What the task requires.
Filter this data down to the lines that hold "diagram", and copy them.

.....

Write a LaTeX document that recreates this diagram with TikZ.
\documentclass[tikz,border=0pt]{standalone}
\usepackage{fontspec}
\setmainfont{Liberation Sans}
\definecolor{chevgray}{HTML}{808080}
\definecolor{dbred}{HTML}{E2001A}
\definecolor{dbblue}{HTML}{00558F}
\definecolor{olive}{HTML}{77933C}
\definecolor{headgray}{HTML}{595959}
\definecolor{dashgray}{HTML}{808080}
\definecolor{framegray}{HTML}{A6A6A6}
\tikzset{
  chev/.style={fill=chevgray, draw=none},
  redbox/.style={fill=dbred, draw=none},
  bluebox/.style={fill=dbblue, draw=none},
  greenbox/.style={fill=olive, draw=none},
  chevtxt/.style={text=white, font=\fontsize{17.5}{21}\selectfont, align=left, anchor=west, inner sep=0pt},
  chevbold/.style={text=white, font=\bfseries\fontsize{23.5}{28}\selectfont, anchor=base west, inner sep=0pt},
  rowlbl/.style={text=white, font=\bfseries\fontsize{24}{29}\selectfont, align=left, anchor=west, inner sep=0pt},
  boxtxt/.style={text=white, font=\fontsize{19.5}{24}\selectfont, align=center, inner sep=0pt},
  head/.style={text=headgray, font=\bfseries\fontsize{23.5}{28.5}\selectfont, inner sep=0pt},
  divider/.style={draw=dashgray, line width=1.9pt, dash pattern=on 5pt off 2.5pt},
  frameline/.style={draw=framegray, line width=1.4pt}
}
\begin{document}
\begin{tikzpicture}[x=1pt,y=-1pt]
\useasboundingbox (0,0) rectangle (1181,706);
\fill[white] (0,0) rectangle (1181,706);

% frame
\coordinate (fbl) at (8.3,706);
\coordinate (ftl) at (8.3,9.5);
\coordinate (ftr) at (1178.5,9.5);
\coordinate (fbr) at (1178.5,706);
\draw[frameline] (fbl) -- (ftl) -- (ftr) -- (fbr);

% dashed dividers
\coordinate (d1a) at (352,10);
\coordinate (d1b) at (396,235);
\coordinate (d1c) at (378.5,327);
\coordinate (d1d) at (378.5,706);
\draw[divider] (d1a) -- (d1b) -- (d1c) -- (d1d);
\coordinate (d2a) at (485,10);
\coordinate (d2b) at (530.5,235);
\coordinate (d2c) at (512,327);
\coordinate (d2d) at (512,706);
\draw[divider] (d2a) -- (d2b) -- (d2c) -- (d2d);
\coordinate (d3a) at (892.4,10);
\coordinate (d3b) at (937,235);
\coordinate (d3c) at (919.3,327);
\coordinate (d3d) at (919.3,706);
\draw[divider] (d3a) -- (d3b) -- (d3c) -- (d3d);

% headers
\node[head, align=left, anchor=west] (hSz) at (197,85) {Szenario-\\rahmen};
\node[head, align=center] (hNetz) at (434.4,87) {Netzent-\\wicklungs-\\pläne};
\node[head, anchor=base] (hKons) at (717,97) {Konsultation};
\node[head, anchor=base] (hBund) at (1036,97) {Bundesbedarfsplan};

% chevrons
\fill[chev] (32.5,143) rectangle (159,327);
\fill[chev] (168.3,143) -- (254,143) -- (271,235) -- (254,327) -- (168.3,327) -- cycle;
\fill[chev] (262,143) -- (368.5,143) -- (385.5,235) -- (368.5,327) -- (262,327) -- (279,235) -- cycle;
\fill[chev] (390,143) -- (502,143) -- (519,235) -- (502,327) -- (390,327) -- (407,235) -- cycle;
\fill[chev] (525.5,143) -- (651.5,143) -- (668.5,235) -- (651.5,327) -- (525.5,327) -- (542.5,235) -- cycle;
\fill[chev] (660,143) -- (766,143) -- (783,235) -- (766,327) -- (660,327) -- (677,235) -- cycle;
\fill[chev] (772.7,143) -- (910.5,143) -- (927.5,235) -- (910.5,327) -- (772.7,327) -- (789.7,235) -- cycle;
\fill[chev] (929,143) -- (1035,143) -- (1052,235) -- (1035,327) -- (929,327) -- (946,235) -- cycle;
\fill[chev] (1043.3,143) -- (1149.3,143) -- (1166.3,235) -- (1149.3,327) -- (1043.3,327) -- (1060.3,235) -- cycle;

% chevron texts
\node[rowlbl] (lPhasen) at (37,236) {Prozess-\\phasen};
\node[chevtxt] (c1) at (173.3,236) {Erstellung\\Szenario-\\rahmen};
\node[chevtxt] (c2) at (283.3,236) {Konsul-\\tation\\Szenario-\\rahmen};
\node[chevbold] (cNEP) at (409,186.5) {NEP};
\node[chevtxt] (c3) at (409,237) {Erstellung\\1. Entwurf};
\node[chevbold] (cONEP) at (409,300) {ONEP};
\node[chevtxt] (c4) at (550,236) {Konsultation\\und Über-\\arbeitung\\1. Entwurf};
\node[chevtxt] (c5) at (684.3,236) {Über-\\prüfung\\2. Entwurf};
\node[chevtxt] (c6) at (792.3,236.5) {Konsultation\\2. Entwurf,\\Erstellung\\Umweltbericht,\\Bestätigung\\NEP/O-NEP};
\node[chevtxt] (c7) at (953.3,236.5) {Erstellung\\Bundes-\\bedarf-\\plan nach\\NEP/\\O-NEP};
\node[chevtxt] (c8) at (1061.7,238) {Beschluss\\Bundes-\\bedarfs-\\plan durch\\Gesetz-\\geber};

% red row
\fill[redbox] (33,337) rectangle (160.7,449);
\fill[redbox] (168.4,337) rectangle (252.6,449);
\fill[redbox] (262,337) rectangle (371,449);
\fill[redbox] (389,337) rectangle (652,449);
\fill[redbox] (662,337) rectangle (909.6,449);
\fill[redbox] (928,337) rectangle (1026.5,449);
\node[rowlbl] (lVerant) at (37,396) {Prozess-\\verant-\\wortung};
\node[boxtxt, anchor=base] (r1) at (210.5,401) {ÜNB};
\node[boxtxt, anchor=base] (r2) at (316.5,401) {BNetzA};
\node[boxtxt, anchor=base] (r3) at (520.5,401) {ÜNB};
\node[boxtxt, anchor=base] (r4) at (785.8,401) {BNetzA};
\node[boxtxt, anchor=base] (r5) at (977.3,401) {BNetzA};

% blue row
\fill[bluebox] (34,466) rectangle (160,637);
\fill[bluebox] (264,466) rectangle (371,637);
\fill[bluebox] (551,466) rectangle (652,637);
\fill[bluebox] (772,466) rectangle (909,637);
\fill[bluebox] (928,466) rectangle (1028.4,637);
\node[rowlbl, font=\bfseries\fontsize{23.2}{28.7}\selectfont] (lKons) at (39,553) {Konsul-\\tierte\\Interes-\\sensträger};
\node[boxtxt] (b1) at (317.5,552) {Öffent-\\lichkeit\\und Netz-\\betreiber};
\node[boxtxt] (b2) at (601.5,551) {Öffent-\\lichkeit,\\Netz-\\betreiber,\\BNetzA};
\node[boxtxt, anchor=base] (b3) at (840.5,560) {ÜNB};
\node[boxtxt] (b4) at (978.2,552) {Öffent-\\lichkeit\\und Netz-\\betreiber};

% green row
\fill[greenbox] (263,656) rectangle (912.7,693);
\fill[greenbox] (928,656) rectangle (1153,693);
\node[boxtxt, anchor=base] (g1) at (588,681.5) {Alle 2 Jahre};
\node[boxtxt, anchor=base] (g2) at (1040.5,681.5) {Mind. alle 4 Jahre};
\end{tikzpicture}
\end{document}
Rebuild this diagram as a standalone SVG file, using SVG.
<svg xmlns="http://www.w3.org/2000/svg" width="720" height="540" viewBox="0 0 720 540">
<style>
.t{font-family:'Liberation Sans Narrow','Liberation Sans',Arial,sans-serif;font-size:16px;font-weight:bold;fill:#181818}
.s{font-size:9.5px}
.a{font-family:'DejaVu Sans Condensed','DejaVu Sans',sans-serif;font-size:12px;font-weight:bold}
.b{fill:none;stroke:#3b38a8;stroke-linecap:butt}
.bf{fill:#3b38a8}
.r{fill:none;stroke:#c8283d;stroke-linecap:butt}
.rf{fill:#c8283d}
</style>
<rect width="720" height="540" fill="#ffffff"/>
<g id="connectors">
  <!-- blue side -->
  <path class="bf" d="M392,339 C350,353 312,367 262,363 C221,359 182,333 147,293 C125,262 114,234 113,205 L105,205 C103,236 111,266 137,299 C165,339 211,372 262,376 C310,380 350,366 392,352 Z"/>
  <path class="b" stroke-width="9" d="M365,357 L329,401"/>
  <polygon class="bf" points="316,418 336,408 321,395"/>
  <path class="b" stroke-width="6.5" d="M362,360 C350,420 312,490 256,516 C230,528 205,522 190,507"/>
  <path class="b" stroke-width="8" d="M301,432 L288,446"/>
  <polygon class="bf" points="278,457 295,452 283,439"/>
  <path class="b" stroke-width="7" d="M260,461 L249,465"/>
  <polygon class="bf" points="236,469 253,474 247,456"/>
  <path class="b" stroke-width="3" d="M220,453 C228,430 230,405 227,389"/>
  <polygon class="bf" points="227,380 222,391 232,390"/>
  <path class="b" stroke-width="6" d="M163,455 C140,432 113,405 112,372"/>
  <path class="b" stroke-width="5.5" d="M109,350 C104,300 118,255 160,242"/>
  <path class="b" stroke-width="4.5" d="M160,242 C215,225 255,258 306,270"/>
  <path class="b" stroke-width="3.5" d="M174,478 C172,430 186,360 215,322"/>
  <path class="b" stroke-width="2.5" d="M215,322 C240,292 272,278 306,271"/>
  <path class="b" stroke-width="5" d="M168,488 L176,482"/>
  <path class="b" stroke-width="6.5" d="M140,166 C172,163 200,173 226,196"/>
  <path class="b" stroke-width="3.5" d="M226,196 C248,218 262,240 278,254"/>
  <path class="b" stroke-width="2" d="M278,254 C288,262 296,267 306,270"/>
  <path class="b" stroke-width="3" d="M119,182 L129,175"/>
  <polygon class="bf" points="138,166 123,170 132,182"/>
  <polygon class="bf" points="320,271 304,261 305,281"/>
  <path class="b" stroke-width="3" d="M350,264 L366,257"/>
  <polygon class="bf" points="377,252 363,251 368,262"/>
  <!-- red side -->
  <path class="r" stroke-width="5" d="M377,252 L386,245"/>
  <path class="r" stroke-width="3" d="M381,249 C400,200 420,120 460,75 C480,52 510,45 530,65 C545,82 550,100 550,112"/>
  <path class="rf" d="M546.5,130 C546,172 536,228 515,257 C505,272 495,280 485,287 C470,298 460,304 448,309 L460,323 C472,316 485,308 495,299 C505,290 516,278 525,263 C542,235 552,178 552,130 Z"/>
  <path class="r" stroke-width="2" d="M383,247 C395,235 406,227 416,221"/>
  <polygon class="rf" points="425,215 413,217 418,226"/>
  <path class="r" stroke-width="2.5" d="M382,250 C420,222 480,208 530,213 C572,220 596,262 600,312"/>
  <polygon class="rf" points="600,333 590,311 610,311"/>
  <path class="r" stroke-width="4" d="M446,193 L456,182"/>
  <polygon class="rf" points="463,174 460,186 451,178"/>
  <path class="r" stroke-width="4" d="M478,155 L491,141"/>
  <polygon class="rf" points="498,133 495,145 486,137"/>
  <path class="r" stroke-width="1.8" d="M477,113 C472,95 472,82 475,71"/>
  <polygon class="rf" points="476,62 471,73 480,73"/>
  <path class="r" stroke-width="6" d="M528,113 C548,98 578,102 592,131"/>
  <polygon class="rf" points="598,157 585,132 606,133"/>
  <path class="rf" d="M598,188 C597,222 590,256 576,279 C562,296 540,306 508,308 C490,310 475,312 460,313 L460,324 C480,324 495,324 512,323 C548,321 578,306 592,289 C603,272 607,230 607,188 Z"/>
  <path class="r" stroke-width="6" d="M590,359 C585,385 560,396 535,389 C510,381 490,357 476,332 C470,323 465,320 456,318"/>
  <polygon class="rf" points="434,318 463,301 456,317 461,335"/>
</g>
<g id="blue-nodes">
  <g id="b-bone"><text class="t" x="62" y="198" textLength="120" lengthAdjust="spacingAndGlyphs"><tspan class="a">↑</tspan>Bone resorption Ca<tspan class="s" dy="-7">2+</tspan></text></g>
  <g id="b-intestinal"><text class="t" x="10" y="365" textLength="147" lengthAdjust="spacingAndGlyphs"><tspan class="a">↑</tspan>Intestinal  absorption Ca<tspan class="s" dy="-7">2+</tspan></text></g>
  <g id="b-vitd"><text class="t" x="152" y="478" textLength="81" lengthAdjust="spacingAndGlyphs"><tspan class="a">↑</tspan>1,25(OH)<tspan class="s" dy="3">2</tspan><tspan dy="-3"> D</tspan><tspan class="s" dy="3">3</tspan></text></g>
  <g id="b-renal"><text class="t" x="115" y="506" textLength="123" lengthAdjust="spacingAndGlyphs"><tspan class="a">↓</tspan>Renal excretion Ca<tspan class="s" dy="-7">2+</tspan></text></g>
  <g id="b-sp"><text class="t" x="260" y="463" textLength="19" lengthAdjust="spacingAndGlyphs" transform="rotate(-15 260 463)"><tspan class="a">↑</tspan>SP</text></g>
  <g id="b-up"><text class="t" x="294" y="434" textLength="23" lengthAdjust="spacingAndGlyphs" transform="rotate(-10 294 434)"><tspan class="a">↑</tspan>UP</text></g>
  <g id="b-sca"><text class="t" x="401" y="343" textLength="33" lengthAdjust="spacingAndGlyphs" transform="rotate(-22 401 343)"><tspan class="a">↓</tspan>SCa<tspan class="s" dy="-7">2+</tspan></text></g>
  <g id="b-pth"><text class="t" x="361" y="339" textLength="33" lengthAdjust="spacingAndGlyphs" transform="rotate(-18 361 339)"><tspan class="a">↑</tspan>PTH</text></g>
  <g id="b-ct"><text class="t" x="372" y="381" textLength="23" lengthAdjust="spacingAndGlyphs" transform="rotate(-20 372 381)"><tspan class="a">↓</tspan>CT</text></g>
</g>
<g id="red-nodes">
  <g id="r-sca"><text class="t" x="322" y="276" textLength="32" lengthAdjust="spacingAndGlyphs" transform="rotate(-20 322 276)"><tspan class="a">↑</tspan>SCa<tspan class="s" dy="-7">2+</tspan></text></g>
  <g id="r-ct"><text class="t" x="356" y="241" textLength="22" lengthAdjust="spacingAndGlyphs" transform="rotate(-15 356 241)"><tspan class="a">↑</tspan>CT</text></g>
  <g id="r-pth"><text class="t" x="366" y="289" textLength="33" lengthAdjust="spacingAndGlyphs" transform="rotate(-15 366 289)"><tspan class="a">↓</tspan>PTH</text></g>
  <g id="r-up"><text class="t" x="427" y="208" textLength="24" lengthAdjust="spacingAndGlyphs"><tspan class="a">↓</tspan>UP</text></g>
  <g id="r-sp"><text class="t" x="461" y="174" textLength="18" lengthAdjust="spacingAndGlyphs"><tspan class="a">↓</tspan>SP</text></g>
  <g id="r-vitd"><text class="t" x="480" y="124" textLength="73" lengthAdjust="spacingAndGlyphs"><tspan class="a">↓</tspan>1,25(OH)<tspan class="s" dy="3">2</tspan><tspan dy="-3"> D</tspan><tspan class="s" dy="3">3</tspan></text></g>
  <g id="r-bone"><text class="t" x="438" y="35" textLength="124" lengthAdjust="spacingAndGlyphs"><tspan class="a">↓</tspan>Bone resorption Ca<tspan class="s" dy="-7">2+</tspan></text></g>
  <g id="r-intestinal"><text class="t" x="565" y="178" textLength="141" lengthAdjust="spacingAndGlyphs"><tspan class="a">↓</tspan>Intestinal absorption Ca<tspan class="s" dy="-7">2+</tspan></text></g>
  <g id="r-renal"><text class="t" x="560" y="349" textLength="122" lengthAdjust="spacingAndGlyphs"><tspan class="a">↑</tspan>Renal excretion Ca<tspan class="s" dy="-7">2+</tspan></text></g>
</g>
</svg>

.....

Response.
Write a LaTeX document that recreates this diagram with TikZ.
Rebuild this diagram as a standalone SVG file, using SVG.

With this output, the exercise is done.